The remedial action was to remove the administrator alert address. This stopped the queuing. I then turned off administrator alerts for the On Unscannable action for the Exchange Store scanning and the Transport scanning. This helped stopped further NDR flooding.

The final action I performed that finally killed the NDR storm was to fire up the Exchange System Manager, go into the SmallBusiness SMTP Connector properties, go into Content Restrictions and turn off System Messages.

I also opened up the Delivery Restrictions placed on the mailbox that I'm using for Exchange Journalling until I can verify what the appropriate restrictions should be on the mailbox such that it works with PureMessage 3.0, seeing as the previous settings worked fine with PureMessage 2.6.1 (which was only accept messages from the Exchange Journalling mailbox).


ram990 said...

Hello Chris,

What a great post, I have had precisely the same problem and this is the only other case I can find.
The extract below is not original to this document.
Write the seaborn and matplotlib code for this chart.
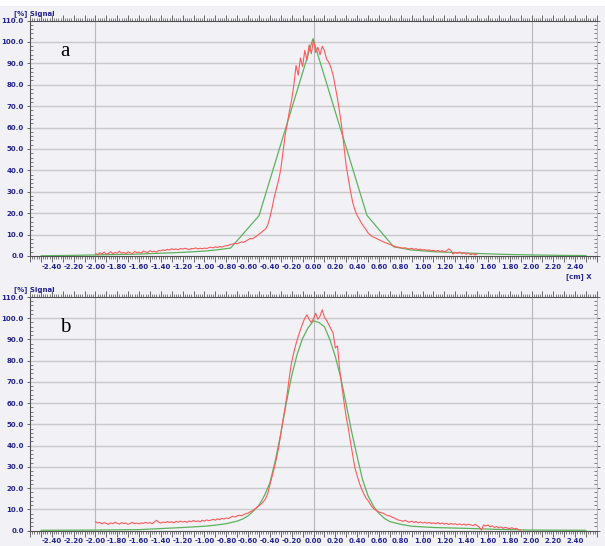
import numpy as np
import pandas as pd
import matplotlib
matplotlib.use("Agg")
import matplotlib.pyplot as plt
import seaborn as sns
from matplotlib.ticker import MultipleLocator, FuncFormatter

# ---------------- data ----------------
red_a_start, red_step = -2.00, 0.02
red_a = [
    1.2, 0.6, 1.5, 1.0, 1.8, 0.9, 1.3, 2.0, 1.1, 1.6,
    1.4, 2.2, 1.3, 1.7, 1.2, 1.9, 1.5, 1.1, 2.1, 1.6,
    1.8, 1.4, 2.3, 1.9, 1.6, 2.5, 2.0, 2.2, 1.8, 2.6,
    2.4, 2.9, 2.6, 3.1, 2.8, 3.4, 3.0, 3.3, 2.9, 3.5,
    3.2, 3.6, 3.3, 3.0, 3.5, 3.4, 3.8, 3.3, 3.6, 3.4,
    3.7, 3.5, 3.9, 4.1, 3.8, 4.3, 4.0, 4.4, 4.2, 4.6,
    4.8, 5.0, 5.4, 5.6, 5.9, 5.7, 6.2, 6.6, 6.4, 7.0,
    7.6, 8.2, 8.0, 8.7, 9.4, 10.2, 10.9, 11.8, 12.6, 14.4,
    18.0, 22.5, 27.5, 31.5, 35.5, 40.5, 48.5, 56.5, 62.0, 68.0,
    73.0, 80.0, 89.0, 84.5, 92.5, 88.5, 96.0, 91.5, 98.6, 94.5,
    101.0, 95.0, 97.5, 94.0, 98.0, 96.0, 92.0, 90.5, 88.0, 84.5,
    79.0, 73.5, 67.0, 60.0, 51.0, 42.0, 36.0, 30.0, 25.0, 21.5,
    19.0, 17.2, 15.4, 13.8, 12.4, 10.8, 9.9, 9.0, 8.6, 8.1,
    7.6, 7.1, 6.6, 6.2, 5.8, 5.4, 5.0, 4.6, 4.3, 4.1,
    3.9, 3.6, 3.9, 3.4, 3.3, 3.6, 3.1, 3.4, 2.9, 3.2,
    2.8, 3.0, 2.6, 2.9, 2.4, 2.7, 2.2, 2.6, 2.1, 2.5,
    2.0, 2.4, 3.3, 2.6, 0.9, 1.7, 1.2, 1.9, 1.0, 1.6,
    0.8, 1.3, 0.6, 1.1, 0.5, 0.9,
]
green_a_x = [-2.50, -2.20, -2.00, -1.80, -1.60, -1.40, -1.20, -1.00, -0.90, -0.76,
             -0.50, -0.005, 0.49, 0.735, 0.90, 1.10, 1.35, 1.60, 1.80, 2.00, 2.25, 2.50]
green_a_y = [0.1, 0.3, 0.5, 0.7, 0.9, 1.3, 1.7, 2.3, 2.8, 3.7,
             18.8, 101.5, 19.0, 4.3, 2.8, 2.0, 1.5, 1.0, 0.7, 0.5, 0.3, 0.2]

red_b_start = -2.00
red_b = [
    4.3, 3.6, 3.9, 3.2, 3.8, 3.4, 3.0, 3.7, 3.3, 4.0,
    3.5, 3.1, 3.8, 3.4, 3.6, 3.0, 3.5, 3.9, 3.3, 3.6,
    3.2, 3.7, 3.4, 3.9, 3.5, 3.8, 3.3, 4.1, 4.9, 4.0,
    3.6, 4.1, 3.8, 4.3, 3.9, 4.2, 3.7, 4.4, 4.0, 4.5,
    4.1, 4.4, 3.9, 4.6, 4.2, 4.8, 4.3, 4.6, 4.2, 4.9,
    4.5, 5.1, 4.7, 5.0, 5.4, 4.9, 5.6, 5.2, 5.8, 5.5,
    6.0, 5.7, 6.3, 6.8, 6.4, 7.0, 7.3, 7.0, 7.6, 8.0,
    8.3, 8.9, 9.4, 10.2, 10.9, 11.8, 12.6, 13.6, 15.0, 17.5,
    21.5, 25.5, 29.5, 34.0, 39.0, 45.5, 52.0, 58.0, 65.0, 73.0,
    79.5, 84.0, 88.0, 91.5, 94.5, 97.5, 100.0, 101.6, 99.5, 98.0,
    99.8, 102.4, 99.5, 101.0, 104.0, 100.5, 99.0, 97.0, 95.0, 93.0,
    86.0, 87.0, 76.0, 68.0, 60.5, 53.5, 48.0, 41.5, 35.5, 29.5,
    26.0, 22.5, 19.8, 17.5, 15.5, 14.2, 12.5, 11.0, 10.0, 9.3,
    8.8, 8.5, 8.2, 7.6, 7.1, 7.0, 6.4, 6.0, 5.4, 5.0,
    4.8, 4.4, 4.9, 4.3, 4.0, 4.5, 3.9, 4.3, 3.7, 4.1,
    3.6, 4.0, 3.5, 3.9, 3.4, 3.7, 3.3, 3.8, 3.2, 3.6,
    3.1, 3.5, 2.9, 3.4, 3.0, 3.3, 2.8, 3.2, 2.7, 3.1,
    2.6, 3.0, 2.8, 2.4, 2.9, 2.5, 1.6, 0.3, 2.7, 2.2,
    2.7, 1.8, 2.3, 1.5, 2.0, 1.3, 1.8, 1.1, 1.6, 1.2,
    1.0, 1.4, 0.8, 1.1, 0.5, 0.3,
]
green_b_x = [-2.50, -2.00, -1.60, -1.40, -1.20, -1.00, -0.90, -0.80, -0.70, -0.65,
             -0.60, -0.55, -0.50, -0.45, -0.40, -0.35, -0.30, -0.25, -0.20, -0.15,
             -0.10, -0.05, 0.00, 0.05, 0.10, 0.15, 0.20, 0.25, 0.30, 0.35,
             0.40, 0.45, 0.50, 0.55, 0.60, 0.65, 0.70, 0.80, 0.90, 1.10,
             1.40, 1.70, 2.00, 2.50]
green_b_y = [0.2, 0.3, 0.5, 1.0, 1.5, 2.1, 2.6, 3.3, 4.5, 5.5,
             7.0, 9.3, 12.0, 16.5, 22.5, 33.0, 45.8, 60.0, 73.0, 83.0,
             90.5, 95.5, 98.8, 98.0, 96.0, 90.0, 82.0, 72.0, 59.5, 46.5,
             35.0, 24.0, 16.5, 11.5, 8.2, 5.8, 4.3, 3.0, 2.1, 1.5,
             1.1, 0.6, 0.3, 0.2]

panel_labels = ["a", "b"]
y_label = "[%] Signal"
x_label = "[cm] X"

# ---------------- style ----------------
sns.set_theme(style="white")
plt.rcParams['font.family'] = ['DejaVu Sans']

W, H = 605, 546
BG = "#f1f1f6"
TXT = "#23238e"
RED = "#ff5a5a"
GREEN = "#5db35d"

fig = plt.figure(figsize=(W / 100, H / 100), dpi=100, facecolor=BG)
fig.patches.append(plt.Rectangle((0, 1 - 6 / H), 1, 6 / H, transform=fig.transFigure,
                                 facecolor="white", edgecolor="none", zorder=-1))


def px_axes(left, top, right, bottom):
    return fig.add_axes([left / W, 1 - bottom / H, (right - left) / W, (bottom - top) / H])


panels = [
    dict(top=20.5, bottom=256.0, rs=red_a_start, ry=red_a, gx=green_a_x, gy=green_a_y, xl=True),
    dict(top=297.0, bottom=530.7, rs=red_b_start, ry=red_b, gx=green_b_x, gy=green_b_y, xl=False),
]

for i, p in enumerate(panels):
    ax = px_axes(30, p["top"], 597, p["bottom"])
    ax.set_facecolor(BG)
    rx = [round(p["rs"] + k * red_step, 2) for k in range(len(p["ry"]))]
    dr = pd.DataFrame({"x": rx, "y": p["ry"]})
    dg = pd.DataFrame({"x": p["gx"], "y": p["gy"]})
    sns.lineplot(data=dg, x="x", y="y", ax=ax, color=GREEN, linewidth=0.9,
                 estimator=None, sort=False, zorder=3)
    sns.lineplot(data=dr, x="x", y="y", ax=ax, color=RED, linewidth=0.8,
                 estimator=None, sort=False, zorder=4)
    ax.set_xlim(-2.6, 2.6)
    ax.set_ylim(0, 110)
    ax.set_xlabel("")
    ax.set_ylabel("")
    for v in range(10, 110, 10):
        ax.axhline(v, color="#c9c9cc", linewidth=1.0, zorder=1)
    for v in (-2.0, 0.0, 2.0):
        ax.axvline(v, color="#b8b8bc", linewidth=0.8, zorder=1)

    ax.xaxis.set_major_locator(MultipleLocator(0.1))
    ax.xaxis.set_minor_locator(MultipleLocator(0.02))

    def xfmt(v, pos):
        k = int(round(v * 10))
        if k % 2 != 0 or abs(v) > 2.45:
            return ""
        return f"{v:.2f}"
    ax.xaxis.set_major_formatter(FuncFormatter(xfmt))
    ax.yaxis.set_major_locator(MultipleLocator(10))
    ax.yaxis.set_minor_locator(MultipleLocator(2))
    ax.yaxis.set_major_formatter(FuncFormatter(lambda v, pos: f"{v:.1f}"))

    ax.tick_params(axis="x", which="major", direction="out", length=4, width=0.6,
                   color="#505050", labelsize=5, labelcolor=TXT, top=True, bottom=True, pad=1.5)
    ax.tick_params(axis="x", which="minor", direction="out", length=2.2, width=0.5,
                   color="#505050", top=True, bottom=True)
    ax.tick_params(axis="y", which="major", direction="inout", length=5, width=0.6,
                   color="#505050", labelsize=5, labelcolor=TXT, left=True, right=True, pad=2)
    ax.tick_params(axis="y", which="minor", direction="in", length=2.5, width=0.5,
                   color="#505050", left=True, right=True)
    for lab in ax.get_xticklabels() + ax.get_yticklabels():
        lab.set_fontweight("bold")
    for s in ("left", "bottom", "top"):
        ax.spines[s].set_color("#505050")
        ax.spines[s].set_linewidth(0.8)
    ax.spines["right"].set_color("#b0b0b4")
    ax.spines["right"].set_linewidth(0.6)

    ax.text(0.053, 0.87, panel_labels[i], transform=ax.transAxes, fontsize=15,
            family=["Liberation Serif", "DejaVu Serif"], color="black", va="center", ha="left")
    fig.text(14 / W, 1 - (p["top"] - 7) / H, y_label, fontsize=5, fontweight="bold",
             color=TXT, ha="left", va="center")
    if p["xl"]:
        fig.text(566 / W, 1 - 276.5 / H, x_label, fontsize=5, fontweight="bold",
                 color=TXT, ha="left", va="center")

fig.savefig("out.png", dpi=100, facecolor=fig.get_facecolor())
Glad to know it's not just us.

Have you had any response from Sophos regarding this? I can't find any acknowedgement of this problem on their website.



Chris Knight said...

I didn't escalate the problem to Sophos, simply because I didn't have enough time to perform a proper post-mortem, nor did I have a repeatable method to verify the cause of the problem.

I wrote the blog entry immediately after fixing the problem so I had a record of what the problem was and how I resolved it. I'm glad it has helped some-one else.

It's on my to-do list to run this up on a test rig to find out what's going on. I'd then be happy to pass on my findings to Sophos.

Your post indicates that I should probably write up my findings as they stand and send it to Sophos. I generally dislike submitting vague, fluffy problem reports, as I know how much of a pain they can be to resolve.

John Stringer said...

Just a quick follow. We are aware of the issue experienced and have a hotfix and work around available to customers with this problem. Its also fully fixed in the next release of the product (3.0.1) due at the beginning of January - alongside a few other bug fixes and support for Japanese! Best regards, John (PME product manager)

Afterburned said...

Just a quick note to say thanks for this blog - I had the same issue and had to tell sophos this link before they knew what I was talking about!!
Interesting to see that PME has not had the fix incorporated even though the original post is September and it is now December...

Anonymous said...

EXACTLY our problem. We stay waiting for the hotfix. Our inbox is certainly full of bloomin exchange queue notifications!!!!